/ID-Detective-public

Vk search by photo. The code is crappy, sorry, I wrote it years ago before I knew anything about Ansible, Docker, architecture.

Primary LanguagePython

ID-Detective

For a exploratory, I tried to create my own service to search people by photos. It was kinda challenge me, and I think I passed it not so bad. In general, I used Python (with Flask and face_recognition which is based on dlib) for converting faces to numbers, MySQL Server 8 for keeping them and searching, Vk API for data retrieving, and a lot of passion & patience.

There was a couple of most difficult problems:

  • Slow search. To overcome it, initially I wrote many SQL and (Python for SQL creation) to search faces inside DB itself. Then I made my SQL even more complex (in 2 stages), yet faster. It increased speed by another 30 times, so I spent avg 0.000004 sec to compare a face in DB. I wanted to make it parallel, but MySQL don't allow it. So, I thought about using multiple DBs or migrating to something more rapid, PostgreSQL or Paramiko.

  • Slow Vk API and face recognition. To overcome this, I wrote multi-threading services that can work independently and send results to the server with DB. Then I rented a couple of servers (a pair of VPN and a real dedicated one), and asked my friends to generate access tokens. So, I had 3 servers with 2-10 running processes on each with 2-4 threads in each.

  • And that led to the problem of multiple servers handling... To solve this I wrote Python scripts for quick and simple servers turning on/off, status checking over SSH. It is just awesome to get rid of console and control dozens of programs on remote servers with just a few clicks. And of course my central server had nice page with accumulated info about workers status, speed and DB size.

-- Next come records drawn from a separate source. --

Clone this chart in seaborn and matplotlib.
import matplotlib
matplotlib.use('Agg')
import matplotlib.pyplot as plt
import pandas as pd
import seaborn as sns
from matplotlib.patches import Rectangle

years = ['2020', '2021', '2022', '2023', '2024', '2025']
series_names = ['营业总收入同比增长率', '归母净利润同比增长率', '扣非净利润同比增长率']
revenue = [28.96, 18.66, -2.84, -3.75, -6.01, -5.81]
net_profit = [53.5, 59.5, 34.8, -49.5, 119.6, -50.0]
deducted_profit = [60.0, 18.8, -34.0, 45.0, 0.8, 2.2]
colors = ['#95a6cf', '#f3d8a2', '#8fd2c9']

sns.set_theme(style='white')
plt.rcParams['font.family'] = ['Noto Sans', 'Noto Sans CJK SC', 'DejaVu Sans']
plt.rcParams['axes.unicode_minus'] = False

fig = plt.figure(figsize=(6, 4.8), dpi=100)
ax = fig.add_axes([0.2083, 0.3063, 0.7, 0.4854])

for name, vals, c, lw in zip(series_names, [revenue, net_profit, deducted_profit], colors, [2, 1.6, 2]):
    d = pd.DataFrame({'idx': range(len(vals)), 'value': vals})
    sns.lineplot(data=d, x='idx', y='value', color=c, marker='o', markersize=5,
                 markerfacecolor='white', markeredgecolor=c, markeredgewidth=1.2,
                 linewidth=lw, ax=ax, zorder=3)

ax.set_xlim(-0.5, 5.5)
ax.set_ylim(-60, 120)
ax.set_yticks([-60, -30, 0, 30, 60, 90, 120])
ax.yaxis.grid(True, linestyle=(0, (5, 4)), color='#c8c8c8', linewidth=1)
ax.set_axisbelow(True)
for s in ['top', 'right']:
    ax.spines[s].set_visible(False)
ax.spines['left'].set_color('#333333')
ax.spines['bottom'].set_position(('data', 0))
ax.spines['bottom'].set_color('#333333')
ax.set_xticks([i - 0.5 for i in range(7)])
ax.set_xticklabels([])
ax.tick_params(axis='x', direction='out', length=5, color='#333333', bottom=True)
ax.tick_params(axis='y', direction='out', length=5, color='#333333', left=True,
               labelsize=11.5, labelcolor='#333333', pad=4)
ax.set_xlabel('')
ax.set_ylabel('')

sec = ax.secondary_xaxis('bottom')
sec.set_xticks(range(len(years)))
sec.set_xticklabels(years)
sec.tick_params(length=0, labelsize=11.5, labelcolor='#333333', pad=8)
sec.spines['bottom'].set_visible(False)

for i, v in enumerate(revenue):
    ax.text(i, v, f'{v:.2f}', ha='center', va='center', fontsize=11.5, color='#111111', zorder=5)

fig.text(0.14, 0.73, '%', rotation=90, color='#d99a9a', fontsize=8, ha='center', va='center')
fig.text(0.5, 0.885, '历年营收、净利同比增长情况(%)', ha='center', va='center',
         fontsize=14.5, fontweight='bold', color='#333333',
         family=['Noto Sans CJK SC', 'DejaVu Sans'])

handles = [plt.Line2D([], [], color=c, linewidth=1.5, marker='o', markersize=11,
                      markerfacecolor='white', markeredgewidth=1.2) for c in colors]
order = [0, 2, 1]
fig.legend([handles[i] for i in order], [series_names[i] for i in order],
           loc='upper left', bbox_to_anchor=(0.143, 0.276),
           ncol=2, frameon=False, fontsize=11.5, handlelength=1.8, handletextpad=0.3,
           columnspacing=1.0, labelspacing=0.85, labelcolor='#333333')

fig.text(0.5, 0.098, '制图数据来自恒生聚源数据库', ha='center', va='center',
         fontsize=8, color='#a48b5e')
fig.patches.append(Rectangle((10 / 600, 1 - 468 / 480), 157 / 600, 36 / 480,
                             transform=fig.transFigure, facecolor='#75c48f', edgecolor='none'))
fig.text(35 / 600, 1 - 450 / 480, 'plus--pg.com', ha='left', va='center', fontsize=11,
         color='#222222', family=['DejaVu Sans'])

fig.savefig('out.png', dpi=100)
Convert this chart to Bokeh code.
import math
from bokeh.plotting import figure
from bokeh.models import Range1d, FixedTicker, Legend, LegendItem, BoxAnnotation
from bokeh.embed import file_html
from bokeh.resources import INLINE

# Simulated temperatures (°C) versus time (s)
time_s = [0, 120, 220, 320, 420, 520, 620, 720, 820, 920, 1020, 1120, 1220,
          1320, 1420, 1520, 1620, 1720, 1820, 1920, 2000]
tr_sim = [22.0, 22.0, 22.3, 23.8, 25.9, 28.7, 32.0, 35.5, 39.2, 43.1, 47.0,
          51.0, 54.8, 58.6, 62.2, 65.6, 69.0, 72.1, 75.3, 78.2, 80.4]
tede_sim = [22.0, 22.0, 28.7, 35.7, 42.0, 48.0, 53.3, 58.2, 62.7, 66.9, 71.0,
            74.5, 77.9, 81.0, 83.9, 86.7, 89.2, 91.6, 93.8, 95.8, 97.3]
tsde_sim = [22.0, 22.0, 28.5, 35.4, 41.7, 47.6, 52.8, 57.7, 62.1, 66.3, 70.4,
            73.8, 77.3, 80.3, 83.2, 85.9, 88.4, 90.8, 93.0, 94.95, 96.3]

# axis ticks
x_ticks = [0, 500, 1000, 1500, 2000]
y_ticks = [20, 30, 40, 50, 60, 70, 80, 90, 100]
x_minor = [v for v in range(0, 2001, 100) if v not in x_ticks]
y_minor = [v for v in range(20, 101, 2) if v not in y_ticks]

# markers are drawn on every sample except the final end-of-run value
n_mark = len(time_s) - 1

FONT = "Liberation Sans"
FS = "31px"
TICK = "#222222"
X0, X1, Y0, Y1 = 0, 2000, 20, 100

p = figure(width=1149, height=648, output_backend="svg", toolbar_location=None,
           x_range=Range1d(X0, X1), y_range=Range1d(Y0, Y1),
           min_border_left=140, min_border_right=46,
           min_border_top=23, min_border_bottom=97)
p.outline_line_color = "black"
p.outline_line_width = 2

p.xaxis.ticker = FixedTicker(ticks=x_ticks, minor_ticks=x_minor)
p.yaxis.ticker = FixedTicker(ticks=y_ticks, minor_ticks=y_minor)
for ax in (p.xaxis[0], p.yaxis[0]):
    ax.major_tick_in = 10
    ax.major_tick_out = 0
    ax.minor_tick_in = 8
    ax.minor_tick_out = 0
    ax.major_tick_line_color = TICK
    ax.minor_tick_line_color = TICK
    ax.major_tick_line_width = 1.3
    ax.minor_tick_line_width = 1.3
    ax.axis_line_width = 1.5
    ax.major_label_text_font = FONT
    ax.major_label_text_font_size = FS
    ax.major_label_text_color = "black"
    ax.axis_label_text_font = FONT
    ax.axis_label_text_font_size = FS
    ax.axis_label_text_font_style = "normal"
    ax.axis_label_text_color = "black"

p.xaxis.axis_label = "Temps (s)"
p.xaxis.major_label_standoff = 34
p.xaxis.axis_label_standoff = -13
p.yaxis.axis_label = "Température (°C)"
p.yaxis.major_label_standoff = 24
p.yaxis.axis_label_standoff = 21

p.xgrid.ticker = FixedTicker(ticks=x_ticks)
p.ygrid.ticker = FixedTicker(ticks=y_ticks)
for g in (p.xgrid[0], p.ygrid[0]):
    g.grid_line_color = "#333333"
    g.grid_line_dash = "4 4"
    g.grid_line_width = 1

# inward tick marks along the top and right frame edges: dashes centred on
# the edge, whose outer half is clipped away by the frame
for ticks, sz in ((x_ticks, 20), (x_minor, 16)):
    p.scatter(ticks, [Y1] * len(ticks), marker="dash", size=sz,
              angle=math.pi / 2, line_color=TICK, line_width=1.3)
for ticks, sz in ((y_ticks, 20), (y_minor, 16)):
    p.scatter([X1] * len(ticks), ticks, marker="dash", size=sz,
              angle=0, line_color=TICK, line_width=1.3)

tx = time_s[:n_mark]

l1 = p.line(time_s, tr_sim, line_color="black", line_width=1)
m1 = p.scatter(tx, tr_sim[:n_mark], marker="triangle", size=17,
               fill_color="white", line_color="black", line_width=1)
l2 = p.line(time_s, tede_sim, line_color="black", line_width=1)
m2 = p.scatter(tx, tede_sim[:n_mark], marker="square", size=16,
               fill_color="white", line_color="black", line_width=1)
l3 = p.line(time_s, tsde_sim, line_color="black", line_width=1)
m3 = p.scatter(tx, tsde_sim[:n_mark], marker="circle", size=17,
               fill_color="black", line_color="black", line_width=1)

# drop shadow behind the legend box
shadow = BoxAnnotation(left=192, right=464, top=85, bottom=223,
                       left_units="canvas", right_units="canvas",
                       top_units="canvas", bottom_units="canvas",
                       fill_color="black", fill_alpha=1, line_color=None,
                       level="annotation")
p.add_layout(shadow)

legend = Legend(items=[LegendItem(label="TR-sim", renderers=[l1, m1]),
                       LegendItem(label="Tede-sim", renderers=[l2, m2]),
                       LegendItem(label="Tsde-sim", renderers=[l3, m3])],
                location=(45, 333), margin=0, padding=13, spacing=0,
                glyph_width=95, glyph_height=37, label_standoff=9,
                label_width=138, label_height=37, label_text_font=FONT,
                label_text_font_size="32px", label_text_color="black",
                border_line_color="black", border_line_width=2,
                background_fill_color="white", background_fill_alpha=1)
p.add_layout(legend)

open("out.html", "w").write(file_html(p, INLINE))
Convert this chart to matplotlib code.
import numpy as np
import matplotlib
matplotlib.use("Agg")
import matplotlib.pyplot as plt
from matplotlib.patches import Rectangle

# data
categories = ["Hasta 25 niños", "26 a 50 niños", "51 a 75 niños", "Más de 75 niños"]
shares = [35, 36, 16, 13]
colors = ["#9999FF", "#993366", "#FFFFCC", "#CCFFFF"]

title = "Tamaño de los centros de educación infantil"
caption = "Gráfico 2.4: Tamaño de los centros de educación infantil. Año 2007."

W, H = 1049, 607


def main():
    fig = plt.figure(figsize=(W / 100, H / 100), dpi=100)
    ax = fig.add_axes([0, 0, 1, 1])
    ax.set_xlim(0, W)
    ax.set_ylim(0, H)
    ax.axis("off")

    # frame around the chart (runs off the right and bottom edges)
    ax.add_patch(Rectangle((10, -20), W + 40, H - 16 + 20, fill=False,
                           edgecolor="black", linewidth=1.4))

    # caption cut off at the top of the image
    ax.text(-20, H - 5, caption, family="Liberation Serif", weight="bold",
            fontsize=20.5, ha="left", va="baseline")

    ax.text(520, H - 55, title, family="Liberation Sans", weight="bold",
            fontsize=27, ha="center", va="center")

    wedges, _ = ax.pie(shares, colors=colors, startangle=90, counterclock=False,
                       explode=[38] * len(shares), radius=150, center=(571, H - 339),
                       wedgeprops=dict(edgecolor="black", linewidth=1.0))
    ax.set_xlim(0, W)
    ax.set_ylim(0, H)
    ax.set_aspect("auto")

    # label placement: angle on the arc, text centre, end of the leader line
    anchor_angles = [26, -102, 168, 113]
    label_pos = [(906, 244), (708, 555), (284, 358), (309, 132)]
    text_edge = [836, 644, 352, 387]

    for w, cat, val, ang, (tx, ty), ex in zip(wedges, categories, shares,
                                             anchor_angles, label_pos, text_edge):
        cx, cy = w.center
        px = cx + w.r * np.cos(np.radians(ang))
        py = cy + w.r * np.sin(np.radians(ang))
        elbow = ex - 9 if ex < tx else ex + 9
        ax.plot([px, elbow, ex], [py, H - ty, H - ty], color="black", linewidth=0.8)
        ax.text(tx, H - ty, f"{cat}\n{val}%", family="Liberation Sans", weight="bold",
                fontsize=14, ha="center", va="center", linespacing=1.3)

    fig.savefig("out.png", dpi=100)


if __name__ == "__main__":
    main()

Eventually, I've got 25% of Vk users processed. But I thought that search by photo shouldn't be the only tool of my project, I created some code to find profiles by substring in their names, logins, or other linked accounts names (Instagram, Twitter, Facebook, Telegram). In addition, I made it possible to significantly reduce search time by filtering people by some groups or friends lists. I even wanted to create custom query language for mixing such lists (AND/OR logic).

But finally I understood that the project has no commercial prospects, and all of my exploratory interest was was completely satisfied. I started it somewhere in the October 2018, and closed in February 2019. I hope it may be interesting to other people.

logo

License

This software is provided 'as-is', without any express or implied warranty. You may not hold the author liable.

Permission is granted to anyone to use this software for any purpose, including commercial applications, and to alter it and redistribute it freely, subject to the following restrictions:

The origin of this software must not be misrepresented. You must not claim that you wrote the original software. When use the software, you must give appropriate credit, provide an active link to the original file, and indicate if changes were made. This notice may not be removed or altered from any source distribution.